- _GIVEN INSTRUCTION_
From the records below, transcribe only the lines running from the one with "Rebuild this chart" through the one with "thin = (0, (5, 3))". Keep both of those end lines.
═══ DATA FOR THE TASK
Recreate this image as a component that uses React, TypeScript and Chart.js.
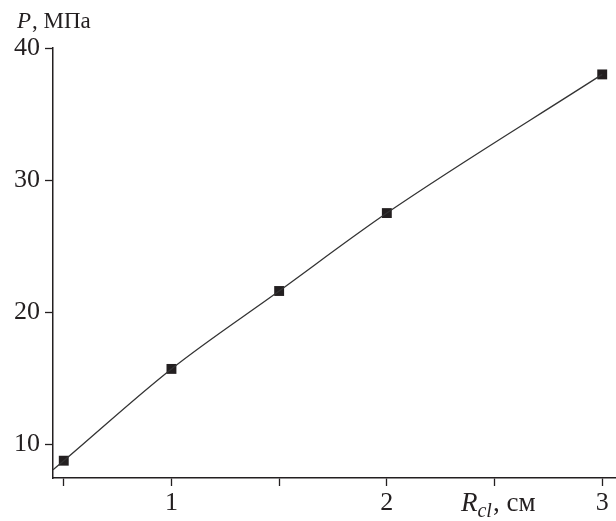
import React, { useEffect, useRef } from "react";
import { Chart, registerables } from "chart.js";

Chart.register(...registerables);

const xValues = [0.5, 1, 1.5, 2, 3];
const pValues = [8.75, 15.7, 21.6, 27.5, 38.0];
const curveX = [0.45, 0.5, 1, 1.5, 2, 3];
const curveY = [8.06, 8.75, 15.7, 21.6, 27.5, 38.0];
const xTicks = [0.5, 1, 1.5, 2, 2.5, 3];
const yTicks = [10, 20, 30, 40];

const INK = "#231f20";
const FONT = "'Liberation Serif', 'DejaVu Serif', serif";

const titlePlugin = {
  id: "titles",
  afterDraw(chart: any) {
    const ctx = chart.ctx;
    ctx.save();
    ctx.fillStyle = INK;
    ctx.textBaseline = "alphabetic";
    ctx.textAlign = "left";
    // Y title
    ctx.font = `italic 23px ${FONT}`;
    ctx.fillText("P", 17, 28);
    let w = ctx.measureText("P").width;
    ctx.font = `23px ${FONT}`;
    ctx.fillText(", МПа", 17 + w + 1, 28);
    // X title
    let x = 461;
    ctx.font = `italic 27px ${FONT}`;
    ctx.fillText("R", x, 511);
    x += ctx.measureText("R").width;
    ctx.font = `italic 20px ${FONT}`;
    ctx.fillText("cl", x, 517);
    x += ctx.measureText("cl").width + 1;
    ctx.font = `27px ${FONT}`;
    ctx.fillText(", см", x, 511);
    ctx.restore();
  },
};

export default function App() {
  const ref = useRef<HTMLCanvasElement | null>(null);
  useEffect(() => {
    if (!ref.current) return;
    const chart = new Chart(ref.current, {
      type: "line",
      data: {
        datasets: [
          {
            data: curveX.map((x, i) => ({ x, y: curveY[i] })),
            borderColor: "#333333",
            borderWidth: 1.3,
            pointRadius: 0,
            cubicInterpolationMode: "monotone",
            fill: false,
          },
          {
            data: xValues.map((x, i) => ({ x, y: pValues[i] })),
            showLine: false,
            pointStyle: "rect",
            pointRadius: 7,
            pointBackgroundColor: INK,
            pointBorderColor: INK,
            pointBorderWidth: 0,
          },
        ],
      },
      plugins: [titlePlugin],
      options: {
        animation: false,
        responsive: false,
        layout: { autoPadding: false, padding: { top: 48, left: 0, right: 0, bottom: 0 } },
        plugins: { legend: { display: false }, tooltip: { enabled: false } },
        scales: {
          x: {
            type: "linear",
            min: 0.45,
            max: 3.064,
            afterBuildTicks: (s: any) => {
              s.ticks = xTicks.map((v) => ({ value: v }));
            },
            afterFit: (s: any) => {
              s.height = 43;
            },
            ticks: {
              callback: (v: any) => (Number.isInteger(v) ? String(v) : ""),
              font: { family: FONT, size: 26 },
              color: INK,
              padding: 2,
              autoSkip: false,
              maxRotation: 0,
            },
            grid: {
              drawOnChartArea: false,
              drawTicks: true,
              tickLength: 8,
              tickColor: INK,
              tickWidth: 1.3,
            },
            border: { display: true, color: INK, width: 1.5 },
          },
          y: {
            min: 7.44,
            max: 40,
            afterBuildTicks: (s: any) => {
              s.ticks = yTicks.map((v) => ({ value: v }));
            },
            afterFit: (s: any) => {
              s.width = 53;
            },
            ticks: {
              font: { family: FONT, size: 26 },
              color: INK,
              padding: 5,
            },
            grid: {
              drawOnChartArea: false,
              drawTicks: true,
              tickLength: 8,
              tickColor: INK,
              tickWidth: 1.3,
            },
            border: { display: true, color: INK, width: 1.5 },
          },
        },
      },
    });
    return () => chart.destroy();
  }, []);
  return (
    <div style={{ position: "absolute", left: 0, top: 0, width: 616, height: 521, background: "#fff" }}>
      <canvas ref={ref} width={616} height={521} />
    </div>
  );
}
══════
═══ DATA FOR THE TASK
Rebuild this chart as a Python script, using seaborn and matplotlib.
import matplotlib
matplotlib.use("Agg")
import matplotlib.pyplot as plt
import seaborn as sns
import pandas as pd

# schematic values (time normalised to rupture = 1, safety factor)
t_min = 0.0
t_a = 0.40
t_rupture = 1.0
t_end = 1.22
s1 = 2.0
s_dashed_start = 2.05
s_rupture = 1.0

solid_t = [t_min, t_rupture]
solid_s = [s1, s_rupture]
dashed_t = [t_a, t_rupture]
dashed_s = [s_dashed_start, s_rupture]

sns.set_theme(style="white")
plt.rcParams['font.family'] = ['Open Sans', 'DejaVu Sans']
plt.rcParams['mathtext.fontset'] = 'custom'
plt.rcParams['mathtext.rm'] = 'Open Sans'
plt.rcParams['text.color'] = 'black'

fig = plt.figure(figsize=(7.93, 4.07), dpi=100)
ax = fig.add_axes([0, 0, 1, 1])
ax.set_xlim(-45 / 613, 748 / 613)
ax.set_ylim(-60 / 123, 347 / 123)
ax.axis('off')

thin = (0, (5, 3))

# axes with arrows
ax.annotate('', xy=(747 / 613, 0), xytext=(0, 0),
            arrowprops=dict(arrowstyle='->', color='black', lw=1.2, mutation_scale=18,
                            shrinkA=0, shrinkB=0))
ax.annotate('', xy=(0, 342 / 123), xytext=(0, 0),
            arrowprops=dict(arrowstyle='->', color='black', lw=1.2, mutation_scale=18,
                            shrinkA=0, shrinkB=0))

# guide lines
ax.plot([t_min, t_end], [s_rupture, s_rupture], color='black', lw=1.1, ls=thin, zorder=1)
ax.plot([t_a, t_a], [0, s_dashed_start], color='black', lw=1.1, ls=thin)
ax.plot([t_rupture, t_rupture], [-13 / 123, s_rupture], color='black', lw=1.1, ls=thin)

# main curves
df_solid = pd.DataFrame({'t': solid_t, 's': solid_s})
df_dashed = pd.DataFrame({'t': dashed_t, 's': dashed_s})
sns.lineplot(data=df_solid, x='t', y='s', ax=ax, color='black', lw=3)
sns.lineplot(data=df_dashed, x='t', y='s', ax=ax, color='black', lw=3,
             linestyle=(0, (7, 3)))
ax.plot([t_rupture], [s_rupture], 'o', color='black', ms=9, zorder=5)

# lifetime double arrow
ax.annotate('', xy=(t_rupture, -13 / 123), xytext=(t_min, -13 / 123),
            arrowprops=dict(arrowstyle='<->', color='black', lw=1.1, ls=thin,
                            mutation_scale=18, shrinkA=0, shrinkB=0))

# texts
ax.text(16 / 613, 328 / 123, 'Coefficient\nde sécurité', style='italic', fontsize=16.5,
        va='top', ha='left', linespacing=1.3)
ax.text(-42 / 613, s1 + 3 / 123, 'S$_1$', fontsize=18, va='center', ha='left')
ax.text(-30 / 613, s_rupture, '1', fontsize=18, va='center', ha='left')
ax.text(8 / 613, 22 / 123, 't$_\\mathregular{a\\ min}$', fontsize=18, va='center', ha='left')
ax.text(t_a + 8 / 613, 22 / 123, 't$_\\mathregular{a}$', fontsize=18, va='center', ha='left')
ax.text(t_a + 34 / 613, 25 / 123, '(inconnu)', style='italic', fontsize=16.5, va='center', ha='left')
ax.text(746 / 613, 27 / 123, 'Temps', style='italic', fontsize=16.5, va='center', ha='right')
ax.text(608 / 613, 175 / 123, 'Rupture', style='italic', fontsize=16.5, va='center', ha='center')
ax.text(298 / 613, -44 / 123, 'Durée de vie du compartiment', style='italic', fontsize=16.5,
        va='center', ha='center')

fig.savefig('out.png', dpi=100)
══════
- _ANSWER FOR THE TASK_
Rebuild this chart as a Python script, using seaborn and matplotlib.
import matplotlib
matplotlib.use("Agg")
import matplotlib.pyplot as plt
import seaborn as sns
import pandas as pd

# schematic values (time normalised to rupture = 1, safety factor)
t_min = 0.0
t_a = 0.40
t_rupture = 1.0
t_end = 1.22
s1 = 2.0
s_dashed_start = 2.05
s_rupture = 1.0

solid_t = [t_min, t_rupture]
solid_s = [s1, s_rupture]
dashed_t = [t_a, t_rupture]
dashed_s = [s_dashed_start, s_rupture]

sns.set_theme(style="white")
plt.rcParams['font.family'] = ['Open Sans', 'DejaVu Sans']
plt.rcParams['mathtext.fontset'] = 'custom'
plt.rcParams['mathtext.rm'] = 'Open Sans'
plt.rcParams['text.color'] = 'black'

fig = plt.figure(figsize=(7.93, 4.07), dpi=100)
ax = fig.add_axes([0, 0, 1, 1])
ax.set_xlim(-45 / 613, 748 / 613)
ax.set_ylim(-60 / 123, 347 / 123)
ax.axis('off')

thin = (0, (5, 3))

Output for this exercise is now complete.